Friends ended 15 years ago, but fans and critics alike can’t stop watching. When it landed on Netflix in 2015, the scrutiny intensified, especially around matters of the show handled issues of diversity and homophobia.
Speaking to The Guardian, Schwimmer is still all-in for the show, despite the serious backlash his character Ross has come under for his treatment of Rachel (Jennifer Aniston): “I don't care. The truth is also that show was groundbreaking in its time for the way in which it handled so casually sex, protected sex, gay marriage and relationships. The pilot of the show was my character's wife left him for a woman and there was a gay wedding, of my ex and her wife, that I attended.”
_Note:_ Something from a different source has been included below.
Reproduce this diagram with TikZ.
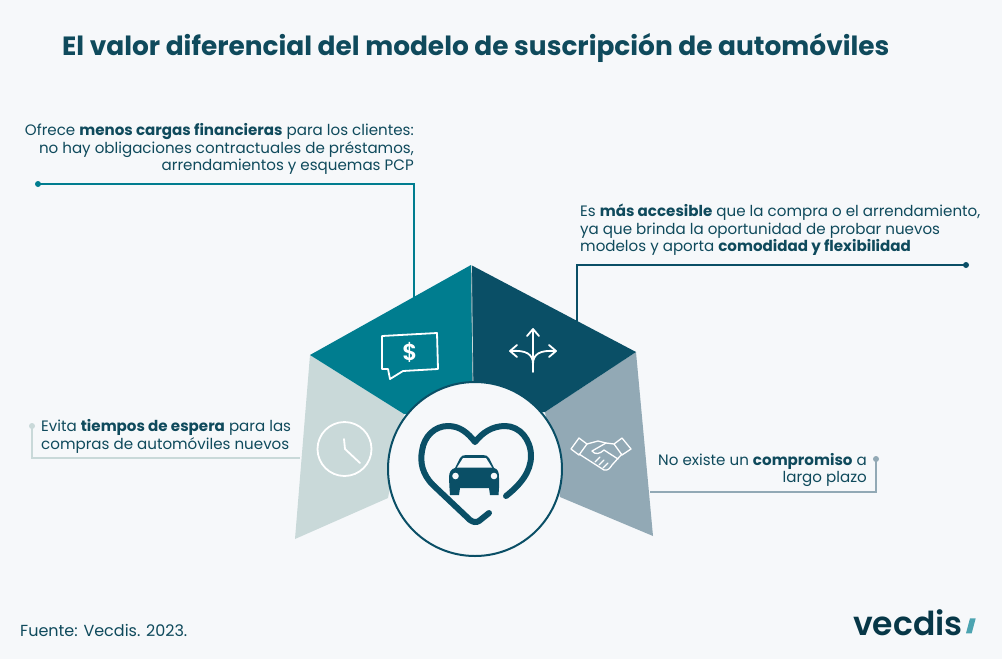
\documentclass[tikz,border=0pt]{standalone}
\usepackage{fontspec}
\setmainfont{Poppins}
\newfontfamily\logofont{Poppins SemiBold}
\usepackage{tikz}
\definecolor{bgpage}{HTML}{F6F8FA}
\definecolor{inktext}{HTML}{0F4A5C}
\definecolor{tealA}{HTML}{007D8F}
\definecolor{navyA}{HTML}{0A4F66}
\definecolor{paleA}{HTML}{C9D9D9}
\definecolor{slateA}{HTML}{92A9B5}
\tikzset{
  bodytext/.style={inner sep=0pt,text=inktext,font=\fontsize{15.1}{17.5}\selectfont},
  dotmark/.style={circle,inner sep=0pt,minimum size=6pt,fill=#1},
  leader/.style={line width=2pt,color=#1},
  iconline/.style={draw=white,line width=1.8pt,line cap=round,line join=round},
  handline/.style={iconline,line width=1.3pt},
}
\begin{document}
\begin{tikzpicture}[x=1pt,y=-1pt]
    \fill[bgpage] (0,0) rectangle (1002,659);
    \useasboundingbox (0,0) rectangle (1002,659);
    % title and texts
    \node[anchor=west,inner sep=0pt,text=inktext,font=\fontsize{26.4}{30}\selectfont\bfseries] (title) at (62,47.5) {El valor diferencial del modelo de suscripción de automóviles};
    \node[bodytext,anchor=east,align=right] (textA) at (414,149) {Ofrece \textbf{menos cargas financieras} para los clientes:\\no hay obligaciones contractuales de préstamos,\\arrendamientos y esquemas PCP};
    \node[bodytext,anchor=west,align=left] (textB) at (580,230) {Es \textbf{más accesible} que la compra o el arrendamiento,\\ya que brinda la oportunidad de probar nuevos\\modelos y aporta \textbf{comodidad y flexibilidad}};
    \node[bodytext,anchor=west,align=left] (textC) at (41,436.5) {Evita \textbf{tiempos de espera} para las\\compras de automóviles nuevos};
    \node[bodytext,anchor=east,align=right] (textD) at (867,470) {No existe un \textbf{compromiso} a\\largo plazo};
    \node[bodytext,anchor=west,font=\fontsize{16}{18}\selectfont] (source) at (20,630) {Fuente: Vecdis. 2023.};
    \node[anchor=west,inner sep=0pt,text=black!30!navyA,font=\fontsize{33}{33}\logofont] (logo) at (853,623) {vecdis};
    \fill[tealA!70!white] (970,618.3) -- (975.7,618.3) -- (971.7,633.3) -- (966,633.3) -- cycle;
    % leader lines
    \node[dotmark=tealA] (dotA) at (38,184) {};
    \node[dotmark=navyA] (dotB) at (966,265) {};
    \node[dotmark=paleA] (dotC) at (32,426) {};
    \node[dotmark=slateA] (dotD) at (876,459) {};
    \coordinate (endA) at (414,300);
    \coordinate (endB) at (577,325);
    \coordinate (endC) at (300,458);
    \coordinate (endD) at (650,492);
    \draw[leader=tealA] (dotA.center) -| (endA);
    \draw[leader=navyA] (dotB.center) -| (endB);
    \draw[leader=paleA] (dotC.center) |- (endC);
    \draw[leader=slateA] (dotD.center) |- (endD);
    % four panels
    \fill[paleA] (310,355) -- (404,414) -- (388,498) -- (295,539) -- cycle;
    \fill[slateA] (636,352) -- (545,412) -- (560,497) -- (653,536) -- cycle;
    \fill[tealA] (471,265) -- (310,355) -- (404,414) -- (473,420) -- cycle;
    \fill[navyA] (471,265) -- (636,352) -- (545,412) -- (473,420) -- cycle;
    \draw[paleA,line width=0.7pt] (471.5,265) -- (473,385);
    \node[circle,draw=navyA,line width=2pt,fill=bgpage,minimum size=174pt,inner sep=0pt] (hub) at (475,469) {};
    % heart
    \draw[navyA,line width=6pt,line cap=round,line join=round] (489,513) -- (479,521)
      .. controls (476,523) and (473,522) .. (470,520)
      -- (433,485)
      .. controls (422,474) and (420,462) .. (422,451)
      .. controls (424,436) and (435,426) .. (448,426)
      .. controls (460,426) and (468,433) .. (475,442)
      .. controls (482,433) and (492,426) .. (505,426)
      .. controls (520,426) and (531,440) .. (531,456)
      .. controls (531,472) and (520,485) .. (506,496);
    % car
    \fill[navyA] (449,478) .. controls (449,472) and (451,469) .. (455,468)
      -- (460,458) .. controls (461,456) and (463,455) .. (466,455) -- (483,455)
      .. controls (486,455) and (488,456) .. (489,458) -- (494,468)
      .. controls (498,469) and (499,472) .. (499,478) -- (499,488) -- (498.5,495) -- (490,495) -- (489,488)
      -- (460,488) -- (459,495) -- (450,495) -- (449.5,488) -- cycle;
    \fill[bgpage] (463,458) -- (486,458) -- (492,467.5) -- (457,467.5) -- cycle;
    \fill[bgpage] (455.5,476) circle (3.3pt) (494,476) circle (3.3pt);
    % bubble
    \draw[iconline] (382,336) -- (437,333) -- (438,369) -- (403,371) -- (390,379) -- (388,369) -- (382,369) -- cycle;
    \node[text=white,inner sep=0pt,font=\fontsize{23}{23}\logofont] (dollar) at (410,352) {\$};
    % arrows
    \draw[iconline] (533,372) -- (533,330);
    \draw[iconline] (527,336) -- (533,329) -- (539,336);
    \draw[iconline] (533,364) .. controls (533,354) and (526,350) .. (511,351);
    \draw[iconline] (517,345) -- (510,351) -- (517,357);
    \draw[iconline] (533,364) .. controls (533,354) and (540,350) .. (555,351);
    \draw[iconline] (549,345) -- (556,351) -- (549,357);
    % clock
    \draw[iconline] (344.5,449) circle (27pt);
    \draw[iconline] (344,439) -- (345,449) -- (360,463);
    % handshake
    \draw[handline] (571,449) -- (579,438) -- (587,444) -- (579,455) -- cycle;
    \draw[handline] (631,449) -- (622,438) -- (614,444) -- (622,455) -- cycle;
    \draw[handline] (579,454) -- (604,470) .. controls (608,471) and (610,468) .. (612,465) -- (622,454);
    \draw[handline] (587,444) -- (598,441) -- (606,443) -- (614,444);
    \draw[handline] (606,443) -- (592,451) .. controls (595,455) and (600,454) .. (604,450) -- (618,459);
    \draw[handline] (600,457) -- (595,462) (604,460) -- (599,465) (608,463) -- (603,468);
\end{tikzpicture}
\end{document}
He continued: “I feel that a lot of the problem today in so many areas is that so little is taken in context. You have to look at it from the point of view of what the show was trying to do at the time. I'm the first person to say that maybe something was inappropriate or insensitive, but I feel like my barometer was pretty good at that time. I was already really attuned to social issues and issues of equality.”
Schwimmer’s character dated an Asian woman and a black woman, but that’s about as diverse as it got, despite his best efforts.
“Maybe there should be an all-black Friends or an all-Asian Friends,” Schwimmer said. “But I was well aware of the lack of diversity and I campaigned for years to have Ross date women of color. One of the first girlfriends I had on the show was an Asian American woman, and later I dated African American women. That was a very conscious push on my part.”
This all comes as the show celebrates its 25th anniversary of the premiere, and rumors of a movie featuring Schwimmer, Aniston, Lisa Kudrow, Courteney Cox, Matthew Perry and Matt LeBlanc are swirling.